Print Friendly, PDF & Email

Webster’s definition of harassment includes words like torment, pester, persecute, and “to trouble by repeated attacks.” This latest Earth Justice lawsuit filed on behalf of the Florida Wildlife Federation, the Conservancy of Southwest Florida, the Environmental Confederation of Southwest Florida, St. John’s Riverkeeper and the Sierra Club is simply a exercise in harassment that diverts taxpayer money and FDEP’s human resources from accomplishing the very things these groups are suing about. Seriously folks, this perpetual lawsuit mentality is getting very tedious, and is an insult to all those state, county and municipal representatives and homeowners with septic systems who have been earnestly participating in the nutrient reduction efforts of FDEP’s TMDL/BMAP process.

News from The Florida Current:

Environmental groups to challenge federal judge’s ruling allowing state water quality rules

Bruce Ritchie, 03/06/2014 – 05:22 PM

Environmental groups on Thursday filed a notice in federal court that they are appealing a federal judge’s order in January siding with Florida and the U.S. Environmental Protection Agency on their agreement in 2013 allowing the state to set pollution standards in waterways.

The appeal may prevent the Florida Department of Environmental Protection from moving forward with state rules approved by the federal court and the federal EPA, DEP spokesman Patrick Gillespie said.

The Legislature in 2013 passed SB 1808 ratifying an agreement between DEP and the federal EPA calling for the state to move forward in implementing rules once federal water quality standards were withdrawn.

The appeal on Thursday was filed in the 11th U.S. Circuit Court of Appeals in Atlanta on behalf of the Florida Wildlife Federation, the Conservancy of Southwest Florida, the Environmental Confederation of Southwest Florida, St. John’s Riverkeeper and the Sierra Club.

Earthjustice attorney David Guest said the groups are challenging Florida’s “polluter-friendly” rules.
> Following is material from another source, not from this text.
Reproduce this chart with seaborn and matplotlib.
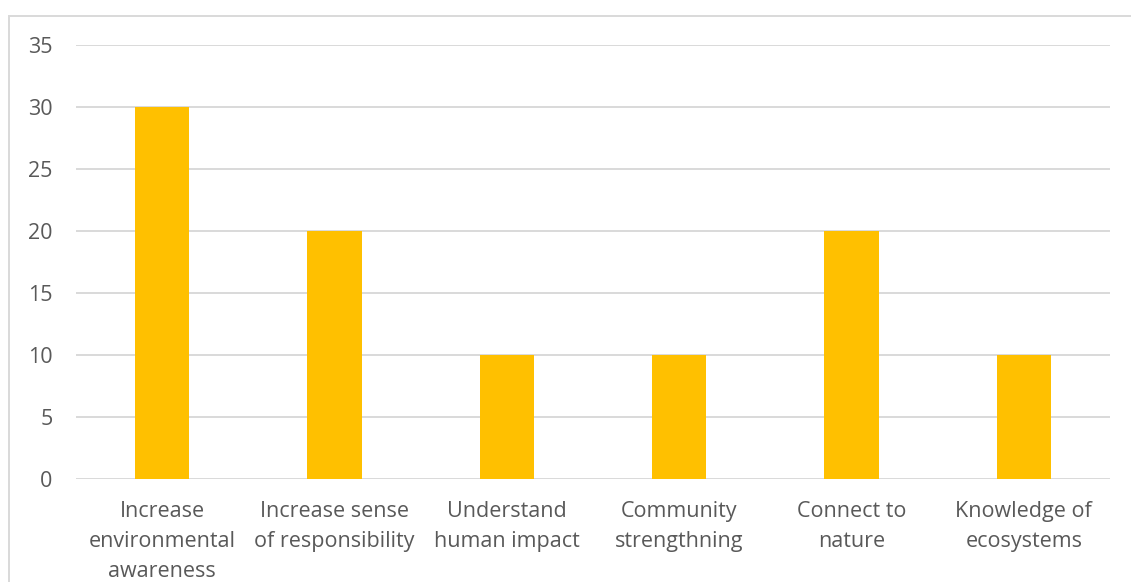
import matplotlib
matplotlib.use("Agg")
import matplotlib.pyplot as plt
import seaborn as sns
import pandas as pd
from matplotlib.patches import Rectangle

categories = [
    "Increase\nenvironmental\nawareness",
    "Increase sense\nof responsibility",
    "Understand\nhuman impact",
    "Community\nstrengthning",
    "Connect to\nnature",
    "Knowledge of\necosystems",
]
values = [30, 20, 10, 10, 20, 10]
y_ticks = [0, 5, 10, 15, 20, 25, 30, 35]

sns.set_theme(style="white")
plt.rcParams["font.family"] = ["Open Sans", "DejaVu Sans"]

W, H = 1131, 582
fig = plt.figure(figsize=(W / 100, H / 100), dpi=100)
ax = fig.add_axes([76 / W, 1 - 479 / H, (1110 - 76) / W, (479 - 45) / H])

df = pd.DataFrame({"cat": categories, "val": values})
sns.barplot(data=df, x="cat", y="val", color="#FFC000", width=0.315,
            saturation=1, linewidth=0, ax=ax, zorder=3)

ax.set_ylim(0, 35)
ax.set_yticks(y_ticks)
ax.set_xlim(-0.5, len(categories) - 0.5)
ax.grid(axis="y", color="#D9D9D9", linewidth=1.4, zorder=0)
ax.set_axisbelow(True)
for side in ("top", "right", "left", "bottom"):
    ax.spines[side].set_visible(False)
ax.set_xlabel("")
ax.set_ylabel("")
ax.tick_params(axis="y", length=0, pad=17, labelsize=15.5, labelcolor="#595959")
ax.tick_params(axis="x", length=0, pad=16, labelsize=15.5, labelcolor="#595959")
for lbl in ax.get_xticklabels():
    lbl.set_linespacing(1.56)

# outer chart frame
fig.patches.append(Rectangle((8.5 / W, -0.1), 1.2, (H - 16) / H + 0.1,
                             transform=fig.transFigure, fill=False,
                             edgecolor="#D9D9D9", linewidth=1.4))

fig.savefig("out.png", dpi=100)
“The (federal) Clean Water Act is supposed to mean clean water,” Guest said. “That’s not happening here in Florida, and that’s why we’re going to court.”

“The evidence is all around us – dead manatees, dead dolphins, polluted drinking water and green slime breaking out on our springs, rivers, lakes and bays,” he said.

DEP Secretary Herschel T. Vinyard Jr. said Thursday that he was “deeply disappointed” by the appeal, which he said likely will prevent the department from implementing the most comprehensive water quality standards in the nation.

“The department, along with Floridians, are very concerned about excess nutrients that are causing algal blooms found in many of our springs, lakes and estuaries,” he said. “I am confident that the appeals court will side with previous federal and state court recommendations and the state, federal and local scientists who have made it their life’s work to improve Florida’s water quality and quantity.”

On Thursday Guest told The Florida Current that the appeal does not prevent the state or federal EPA from taking action.

On Jan. 7, U.S. District Judge Robert Hinkle said setting pollution limits for streams in Florida “had proven elusive” but DEP and the federal EPA now agree that a new approach meets the requirement of the federal Clean Water Act.

He said a 2009 consent decree requiring EPA to set those numeric nutrient criteria did not affect the rights of industry groups to challenge the outcome. And he said the requested change does not affect the same rights of environmental groups.

“Now, as then, the Clean Water Act depends in part on honest administrative enforcement of duly adopted standards,” Hinkle wrote. “At least as shown by this record, FDEP‘s new standards have been duly adopted.”